With this being the “big finish” for this arc, the bulk of the issue is absorbed by the fight in the barn.  The action is all rendered fluidly with tons of great little flourishes (like how the splintering wood transforms into the sound effects as Raph and Koya smash through the barn wall).  And even outside the fight, Campbell adds some sight gags that you might not notice the first time around, such as the “X”s on the eyes of the defeated Assassins or Mikey hauling a stack of pizzas into the van before they all leave.  Whether you like Campbell’s “cute” style or not, there’s no denying he has a passion for the characters and the work he’s doing, really giving it his all in each panel.  The little touches encourage you to go back and digest each page and appreciate the craftsmanship; there's no workmanlike phoning it in, here.  When an artist really cares about what they’re doing, you can tell, and Campbell clearly holds nothing back. 

He’s grown a lot since his work on the Micros and even across this arc and I look forward to whatever he’s got cooking for the TMNT later this year.  Yeah, he’s the one responsible for “cutesy-fying” Alopex, but read the interview in the back of this issue; he wholly cops to aiming for a “cute” style.  You can take it or leave it, but I find his stuff to be a refreshing change of pace from other artists.

Now, there are some… things to talk about with this issue.  April tells her mother, “Slip dad this mysterious vial of glowing green chemicals I stole from a mad scientist and he'll walk again.  Just trust me”.  And Mrs. O’Neil does it.  Just like that.  My GOD she has a lot of faith in her daughter because holy shit.

But maybe that was the point, even if I found it hard to believe, so I’ll let it go.

What truly bothered me is a leftover grievance I had with “City Fall”.  There was a failure in the “City Fall” arc I talked about back when that arc ended and because of that, a moment in this issue meant to be a dramatic turning point just falls utterly flat.  Leo has his blade to Koya’s neck and she’s urging him to, “Prove who you truly are.  Kill me”.  Leo drives the last of the Dark Leo impulses out of his system and spares Koya, because killing isn’t what he does.

Well guess what?  Killing wasn’t what Dark Leo fucking did EITHER.
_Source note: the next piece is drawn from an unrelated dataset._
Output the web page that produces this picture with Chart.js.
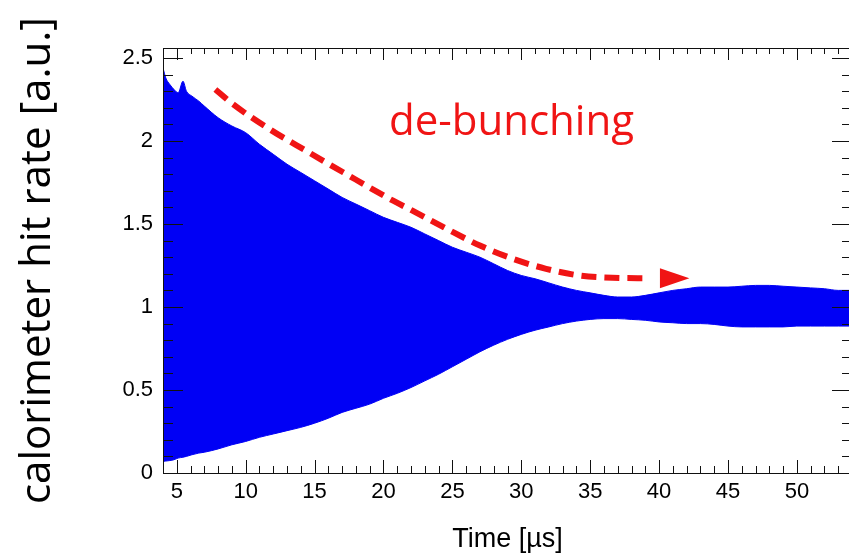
<!DOCTYPE html>
<html>
<head>
<meta charset="utf-8">
<title>calorimeter hit rate</title>
<script src="https://cdn.jsdelivr.net/npm/chart.js@4.4.1/dist/chart.umd.min.js"></script>
<style>
  html, body { margin: 0; padding: 0; background: #fff; overflow: hidden; }
  canvas { display: block; }
</style>
</head>
<body>
<canvas id="rate-chart" width="856" height="553"></canvas>
<script>
// time bins [us] and the envelope of the hit-rate oscillation
const times = [4.0, 4.2, 4.5, 4.8, 5.1, 5.45, 5.7, 6.1, 6.6, 7, 8, 9, 10, 11, 12, 13, 14, 15, 16, 17, 18, 19,
  20, 21, 22, 23, 24, 25, 26, 27, 28, 29, 30, 31, 32, 33, 34, 35, 36, 37, 38, 39, 40, 41, 42, 43, 44,
  45, 46, 47, 48, 49, 50, 51, 52, 53, 54];
const upperEdge = [2.44, 2.38, 2.34, 2.31, 2.29, 2.36, 2.30, 2.27, 2.24, 2.21, 2.14, 2.09, 2.05, 1.98, 1.92,
  1.86, 1.81, 1.76, 1.71, 1.66, 1.62, 1.58, 1.54, 1.51, 1.48, 1.44, 1.40, 1.36, 1.33, 1.30, 1.26, 1.22,
  1.19, 1.17, 1.145, 1.12, 1.10, 1.085, 1.07, 1.06, 1.06, 1.07, 1.085, 1.10, 1.11, 1.12, 1.12, 1.12,
  1.125, 1.13, 1.13, 1.125, 1.12, 1.115, 1.11, 1.10, 1.10];
const lowerEdge = [0.07, 0.072, 0.075, 0.08, 0.09, 0.095, 0.10, 0.11, 0.12, 0.125, 0.145, 0.17, 0.19, 0.215,
  0.235, 0.255, 0.275, 0.30, 0.33, 0.365, 0.39, 0.415, 0.45, 0.48, 0.515, 0.555, 0.595, 0.64, 0.685, 0.73,
  0.77, 0.805, 0.835, 0.86, 0.88, 0.90, 0.915, 0.925, 0.93, 0.93, 0.925, 0.92, 0.91, 0.905, 0.90, 0.90,
  0.895, 0.885, 0.88, 0.88, 0.88, 0.88, 0.885, 0.885, 0.885, 0.885, 0.885];

// "de-bunching" arrow path
const arrowTimes = [7.8, 9.1, 11.75, 14.4, 17.1, 20.7, 22.1, 24.6, 27.0, 29.4, 31.8, 34.2, 36.6, 39.3];
const arrowRates = [2.31, 2.22, 2.07, 1.94, 1.81, 1.64, 1.58, 1.47, 1.37, 1.29, 1.23, 1.19, 1.176, 1.173];
const arrowHead = { base: 40.06, tip: 42.2, rate: 1.173 };
const noteText = 'de-bunching';
const notePos = { x: 20.4, y: 2.036 };

const xTicks = [5, 10, 15, 20, 25, 30, 35, 40, 45, 50];
const yTicks = [0, 0.5, 1, 1.5, 2, 2.5];

const BLUE = '#0000f5';
const RED = 'rgb(240, 20, 20)';

// ROOT style frame: box plus inward ticks on all four sides
const frameTicks = {
  id: 'frameTicks',
  afterDraw(chart) {
    const { ctx, chartArea: { left, right, top, bottom }, scales: { x, y } } = chart;
    const px = (v) => Math.round(v) + 0.5;
    ctx.save();
    ctx.strokeStyle = '#111';
    ctx.lineWidth = 1;
    ctx.beginPath();
    ctx.rect(px(left), px(top), Math.round(right - left), Math.round(bottom - top));
    for (let k = 4; k <= 54; k++) {
      const xp = px(x.getPixelForValue(k));
      const major = k % 5 === 0;
      const lb = major ? 13 : 7;
      const lt = major ? 12 : 6;
      ctx.moveTo(xp, bottom);
      ctx.lineTo(xp, bottom - lb);
      ctx.moveTo(xp, top);
      ctx.lineTo(xp, top + lt);
    }
    for (let k = 0; k <= 25; k++) {
      const yp = px(y.getPixelForValue(k / 10));
      const len = k % 5 === 0 ? 20 : 10;
      ctx.moveTo(left, yp);
      ctx.lineTo(left + len, yp);
      ctx.moveTo(right, yp);
      ctx.lineTo(right - len, yp);
    }
    ctx.stroke();
    ctx.restore();
  },
};

// arrow head and the red label
const debunchNote = {
  id: 'debunchNote',
  afterDatasetsDraw(chart) {
    const { ctx, scales: { x, y } } = chart;
    const bx = x.getPixelForValue(arrowHead.base);
    const tx = x.getPixelForValue(arrowHead.tip);
    const ay = y.getPixelForValue(arrowHead.rate);
    ctx.save();
    ctx.fillStyle = RED;
    ctx.beginPath();
    ctx.moveTo(bx, ay - 10);
    ctx.lineTo(tx, ay);
    ctx.lineTo(bx, ay + 10);
    ctx.closePath();
    ctx.fill();
    ctx.font = '42px "Open Sans"';
    ctx.textAlign = 'left';
    ctx.textBaseline = 'alphabetic';
    ctx.fillText(noteText, x.getPixelForValue(notePos.x), y.getPixelForValue(notePos.y));
    ctx.restore();
  },
};

const tickFont = { family: '"Liberation Sans", Arial, sans-serif', size: 22 };

new Chart(document.getElementById('rate-chart'), {
  type: 'line',
  data: {
    datasets: [
      {
        data: times.map((t, i) => ({ x: t, y: lowerEdge[i] })),
        borderColor: BLUE,
        borderWidth: 1,
        pointRadius: 0,
        cubicInterpolationMode: 'monotone',
        fill: false,
      },
      {
        data: times.map((t, i) => ({ x: t, y: upperEdge[i] })),
        borderColor: BLUE,
        borderWidth: 1,
        backgroundColor: BLUE,
        pointRadius: 0,
        cubicInterpolationMode: 'monotone',
        fill: '-1',
      },
      {
        data: arrowTimes.map((t, i) => ({ x: t, y: arrowRates[i] })),
        borderColor: RED,
        borderWidth: 6,
        borderDash: [15, 8],
        borderCapStyle: 'butt',
        pointRadius: 0,
        cubicInterpolationMode: 'monotone',
        fill: false,
      },
    ],
  },
  options: {
    responsive: false,
    animation: false,
    devicePixelRatio: 1,
    layout: { padding: { top: 48, right: 4, left: 0, bottom: 0 } },
    plugins: {
      legend: { display: false },
      tooltip: { enabled: false },
    },
    scales: {
      x: {
        type: 'linear',
        min: 4,
        max: 54,
        border: { display: false },
        grid: { display: false, drawTicks: false },
        afterBuildTicks: (axis) => { axis.ticks = xTicks.map((v) => ({ value: v })); },
        afterFit: (axis) => { axis.height = 80; },
        ticks: {
          color: '#000',
          font: tickFont,
          padding: 6,
          maxRotation: 0,
          autoSkip: false,
          callback: (v) => String(v),
        },
        title: {
          display: true,
          text: 'Time [µs]',
          color: '#000',
          font: { family: '"Liberation Sans", Arial, sans-serif', size: 27, lineHeight: 1 },
          padding: { top: 0, bottom: 0 },
        },
      },
      y: {
        min: 0,
        max: 2.56,
        border: { display: false },
        grid: { display: false, drawTicks: false },
        afterBuildTicks: (axis) => { axis.ticks = yTicks.map((v) => ({ value: v })); },
        afterFit: (axis) => { axis.width = 163; },
        ticks: {
          color: '#000',
          font: tickFont,
          padding: 10,
          autoSkip: false,
          callback: (v) => String(v),
        },
        title: {
          display: true,
          text: 'calorimeter hit rate [a.u.]',
          color: '#000',
          font: { family: '"Open Sans", sans-serif', size: 42, lineHeight: 1 },
          padding: { top: 17, bottom: 0 },
        },
      },
    },
  },
  plugins: [frameTicks, debunchNote],
});
</script>
</body>
</html>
The Dark Leo arc had the wind knocked out of it because Dark Leo didn’t kill anybody.  So as a result, this defining, dramatic moment where Leo fights the last of his Dark Leo programming and has to resist the urge to slay Koya makes absolutely no sense.  Dark Leo was forbidden by the Shredder to kill.  Dark Leo never killed.  So why would Leo have to fight with himself for so much as a moment about killing Koya, when the impulse to kill was never programmed into him, even when he was Dark Leo?

The melodrama of the scenario hinged on Leo wrestling with his inner demons and finally triumphing, emerging from his funk once and for all.  But the moment requires him to defeat an impulse he never had and it just doesn’t work.  Had Dark Leo taken a life, then Leo’s plight would have carried more weight, but he didn’t so it doesn’t.  And that was the real failing of both “City Fall” and “Northampton”.  “City Fall” pulled its punch at the last second and as a result “Northampton” had a lesser impact than it deserved.  All of Leo’s grieving and moping rang hollow, ending on a scene where he has to triumph over absolutely fucking NOTHING.

His solution to get Koya to retreat was pretty brutal, though.  So I’m proud of him for that.

I hate to end these reviews on a negative note, but I hate to open them on a negative note, too.  It’s all a bunch of bitching.  But even if I felt Leo’s arc and this final resolution to it landed limp, that doesn’t mean the entire “Northampton” storyline was a waste.  There is a lot of strong character work in here and it deviates from the other incarnations of the “exile to Northampton” storyline in enough vital ways to make it stand out.  The art is fantastic, but I think I’ve gushed enough about that.  And above all, I think it was really well-paced as the story moved fluidly without all the weird stops and starts that jerked “City Fall” around.  And Koya’s going to be a pretty cool villain, by the looks of things.


Grade: B (as in, “But forget that X-Files crossover detour.  Just pretend that thing never happened”.)